The UK giant completes a $558 million acquisition as North American sneaker retail shrinks to fewer operators with more floor space.
May 9. JD Sports, the UK-based athletic retailer, closed its acquisition of Finish Line from its former parent, Foot Locker. The deal, valued at $558 million, adds 540 North American stores to JD's portfolio and marks the latest consolidation in a category that once had five major players and now effectively runs on three.
Finish Line had been part of Foot Locker's portfolio since 2018. The split follows Foot Locker's decision to refocus on its namesake banner and offload adjacencies. JD now operates roughly 4,400 stores globally, with Finish Line folding into its North American expansion strategy. The acquired stores sit primarily in mid-tier malls, the same real estate JD has leaned into stateside since entering the market in 2018.
The deal's timing tracks with a broader pullback in specialty sneaker retail. Champs Sports shuttered 150 locations in 2023. Shoe Palace sold to a private equity group in 2022. Foot Locker itself has closed over 400 stores since 2020. What remains is fewer banners with more concentrated footprints and tighter brand allocations from Nike and adidas, both of which have pruned wholesale partnerships to focus on owned retail and select top-tier accounts.
JD's buy is less about market expansion and more about market share capture in a shrinking field. Finish Line's footprint overlaps heavily with JD's existing U.S. presence, meaning the play is consolidation, not diversification. The bet: that fewer operators can stabilize margins by negotiating harder with landlords and brands, and that mid-tier mall traffic, while declining, still converts at rates worth the lease.
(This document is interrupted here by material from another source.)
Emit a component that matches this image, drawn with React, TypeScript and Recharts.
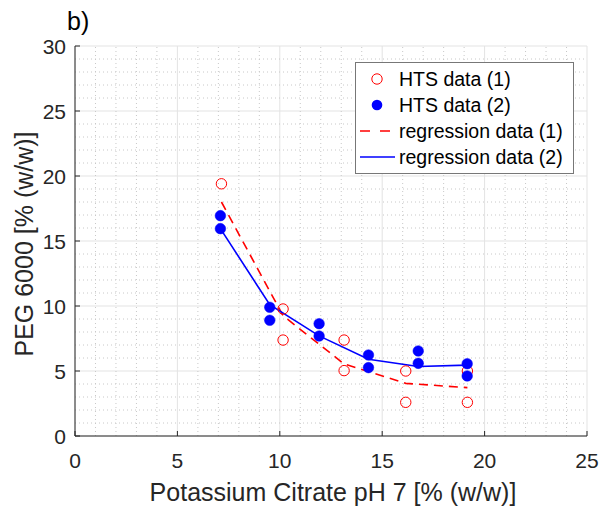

The secondary market tells a parallel story. StockX transaction volume for general releases has dropped 22% year-over-year, per their Q1 2025 data. When retail consolidates and fewer stores carry the same product, the resale arbitrage tightens. Scarcity becomes architectural, not organic.
Finish Line keeps its name for now. JD has said nothing about a rebrand. The stores will stay open, the leases will roll over, and the inventory will flow through the same PLU system it always has. Just under a different operator with a longer reach and less competition to worry about.